Comment les « dispositifs de compensation de pression » fonctionnent-ils ? Dans une video Adam Savage a un mal fou a bouger sa main dans un gant fixé dans une simple cloche à vide qu’il a fabriquée lui-même et qui me semble atteindre un vide bien inférieur à celui de l’espace
Je suis preneur de toute explication
je regarderai régulièrement les réponses
merci d’avance
bonjour
Vous avez raison de vous poser des questions sur ce sujet ; les solutions définitives sont loin d’être connues. Mais c’est une question de spécialistes et à laquelle il est difficile de répondre rapidement.

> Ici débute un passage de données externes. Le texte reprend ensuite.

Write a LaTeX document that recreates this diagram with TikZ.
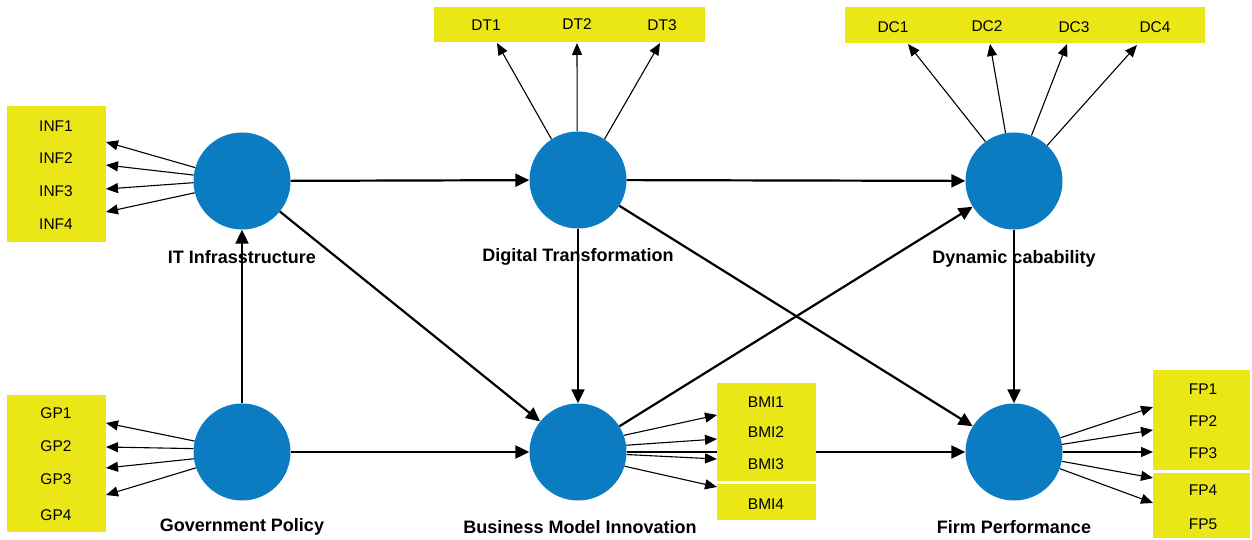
\documentclass[tikz,border=0pt]{standalone}
\usepackage{fontspec}
\setmainfont{Liberation Sans}
\usetikzlibrary{arrows.meta}
\definecolor{ybox}{RGB}{235,231,22}
\definecolor{lvblue}{RGB}{11,124,193}
\begin{document}
\begin{tikzpicture}[x=1pt,y=-1pt,
 lvar/.style={circle,fill=lvblue,minimum size=97pt,inner sep=0pt},
 ind/.style={fill=ybox,inner sep=0pt},
 itxt/.style={font=\fontsize{15.5}{15.5}\selectfont,inner sep=0pt},
 ltxt/.style={font=\bfseries\fontsize{18}{18}\selectfont,inner sep=1pt},
 iarr/.style={line width=1.1pt,-{Triangle[length=12pt,width=10pt]}},
 marr/.style={line width=2.2pt,-{Triangle[length=14pt,width=13pt]}}]
\fill[white] (0,0) rectangle (1252,540);
\useasboundingbox (0,0) rectangle (1252,540);
% latent variables
\node[lvar] (it) at (242,181) {};
\node[lvar] (dt) at (578,180) {};
\node[lvar] (dc) at (1014,181) {};
\node[lvar] (gp) at (242,452) {};
\node[lvar] (bmi) at (578,452) {};
\node[lvar] (fp) at (1014,452) {};
% structural paths
\draw[marr] (it) -- (dt);
\draw[marr] (dt) -- (dc);
\draw[marr] (it) -- (bmi);
\draw[marr] (gp) -- (it);
\draw[marr] (gp) -- (bmi);
\draw[marr] (dt) -- (bmi);
\draw[marr] (dt) -- (fp);
\draw[marr] (bmi) -- (dc);
\draw[marr] (dc) -- (fp);
\draw[marr] (bmi) -- (fp);
\node[ltxt] (itl) at (242,257) {IT Infrasstructure};
\node[ltxt] (dtl) at (578,257) {Digital Transformation};
\node[ltxt] (dcl) at (1014,259) {Dynamic cabability};
\node[ltxt] (gpl) at (242,527) {Government Policy};
\node[ltxt] (bmil) at (580,527) {Business Model Innovation};
\node[ltxt] (fpl) at (1014,527) {Firm Performance};
% indicator boxes
\node[ind,minimum width=99pt,minimum height=136pt] (infbox) at (56.5,174) {};
\node[ind,minimum width=99pt,minimum height=137pt] (gpbox) at (56.5,463.5) {};
\node[ind,minimum width=271pt,minimum height=35pt] (dtbox) at (569.5,24.5) {};
\node[ind,minimum width=360pt,minimum height=36pt] (dcbox) at (1025,25) {};
\node[ind,minimum width=99pt,minimum height=98pt] (bmibox) at (766.5,432) {};
\node[ind,minimum width=99pt,minimum height=36pt] (bmibox4) at (766.5,502) {};
\node[ind,minimum width=97pt,minimum height=100pt] (fpbox) at (1201.5,420) {};
\node[ind,minimum width=97pt,minimum height=65pt] (fpbox2) at (1201.5,505.5) {};
% indicator labels
\node[itxt] (inf1) at (56,126) {INF1};
\node[itxt] (inf2) at (56,158) {INF2};
\node[itxt] (inf3) at (56,191) {INF3};
\node[itxt] (inf4) at (56,224) {INF4};
\node[itxt] (gp1) at (56,413) {GP1};
\node[itxt] (gp2) at (56,446) {GP2};
\node[itxt] (gp3) at (56,479) {GP3};
\node[itxt] (gp4) at (56,515) {GP4};
\node[itxt] (dt1) at (486,25) {DT1};
\node[itxt] (dt2) at (577,24) {DT2};
\node[itxt] (dt3) at (662,25) {DT3};
\node[itxt] (dc1) at (893,27) {DC1};
\node[itxt] (dc2) at (987,26) {DC2};
\node[itxt] (dc3) at (1074,27) {DC3};
\node[itxt] (dc4) at (1155,27) {DC4};
\node[itxt] (bmi1) at (766,402) {BMI1};
\node[itxt] (bmi2) at (766,432) {BMI2};
\node[itxt] (bmi3) at (766,464) {BMI3};
\node[itxt] (bmi4) at (766,504) {BMI4};
\node[itxt] (fp1) at (1203,389) {FP1};
\node[itxt] (fp2) at (1203,421) {FP2};
\node[itxt] (fp3) at (1203,453) {FP3};
\node[itxt] (fp4) at (1203,490) {FP4};
\node[itxt] (fp5) at (1203,524) {FP5};
% indicator arrow tips
\coordinate (ti1) at (106,142);
\coordinate (ti2) at (106,165);
\coordinate (ti3) at (106,189);
\coordinate (ti4) at (106,212);
\coordinate (tg1) at (106,423);
\coordinate (tg2) at (106,447);
\coordinate (tg3) at (106,468);
\coordinate (tg4) at (106,495);
\coordinate (td1) at (497,43);
\coordinate (td2) at (577,43);
\coordinate (td3) at (660,43);
\coordinate (tc1) at (908,44);
\coordinate (tc2) at (990,44);
\coordinate (tc3) at (1067,44);
\coordinate (tc4) at (1137,45);
\coordinate (tb1) at (717,415);
\coordinate (tb2) at (717,439);
\coordinate (tb3) at (717,459);
\coordinate (tb4) at (717,487);
\coordinate (tf1) at (1153,407);
\coordinate (tf2) at (1153,430);
\coordinate (tf3) at (1153,452);
\coordinate (tf4) at (1153,478);
\coordinate (tf5) at (1153,503);
% indicator arrows
\draw[iarr] (it.164) -- (ti1);
\draw[iarr] (it.173) -- (ti2);
\draw[iarr] (it.182) -- (ti3);
\draw[iarr] (it.194) -- (ti4);
\draw[iarr] (gp.167) -- (tg1);
\draw[iarr] (gp.176) -- (tg2);
\draw[iarr] (gp.188) -- (tg3);
\draw[iarr] (gp.199) -- (tg4);
\draw[iarr] (dt.123) -- (td1);
\draw[iarr] (dt.91) -- (td2);
\draw[iarr] (dt.57) -- (td3);
\draw[iarr] (dc.126) -- (tc1);
\draw[iarr] (dc.100) -- (tc2);
\draw[iarr] (dc.69) -- (tc3);
\draw[iarr] (dc.47) -- (tc4);
\draw[iarr] (bmi.20) -- (tb1);
\draw[iarr] (bmi.8) -- (tb2);
\draw[iarr] (bmi.-3) -- (tb3);
\draw[iarr] (bmi.-17) -- (tb4);
\draw[iarr] (fp.17) -- (tf1);
\draw[iarr] (fp.9) -- (tf2);
\draw[iarr] (fp.0) -- (tf3);
\draw[iarr] (fp.-11) -- (tf4);
\draw[iarr] (fp.-20) -- (tf5);
\end{tikzpicture}
\end{document}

Je vous suggère de devenir membre APM, ce qui motiverait de s’investir plus sur ce thème.
Salutations
Richard Heidmann
Bonjour,
Je m’intéresse beaucoup au sujet et j’ai une question concernant la pression dans la coupole: en discutant avec des amis sur projet traitant l’habitabilité sur la planète Mars, on avait proposé une solution qui était de diminuer la pression totale de l’air à l’intérieur de la coupole car l’être humain est bien capable de vivre par exemple avec des pression aux alentours des 0,8 bar. Cependant, cette option a été vite écartée car, et c’est là où je veux en venir, la NASA s’est déjà penchée sur la question et a déterminé que non, la pression devait être d’1 bar pas plus ni moins, sinon il y aurait des soucis de santé sur l’humain. Je n’ai pas réussi à retrouver l’article traitant cette question et donc je vous demande: est-ce vrai? si oui, pourquoi?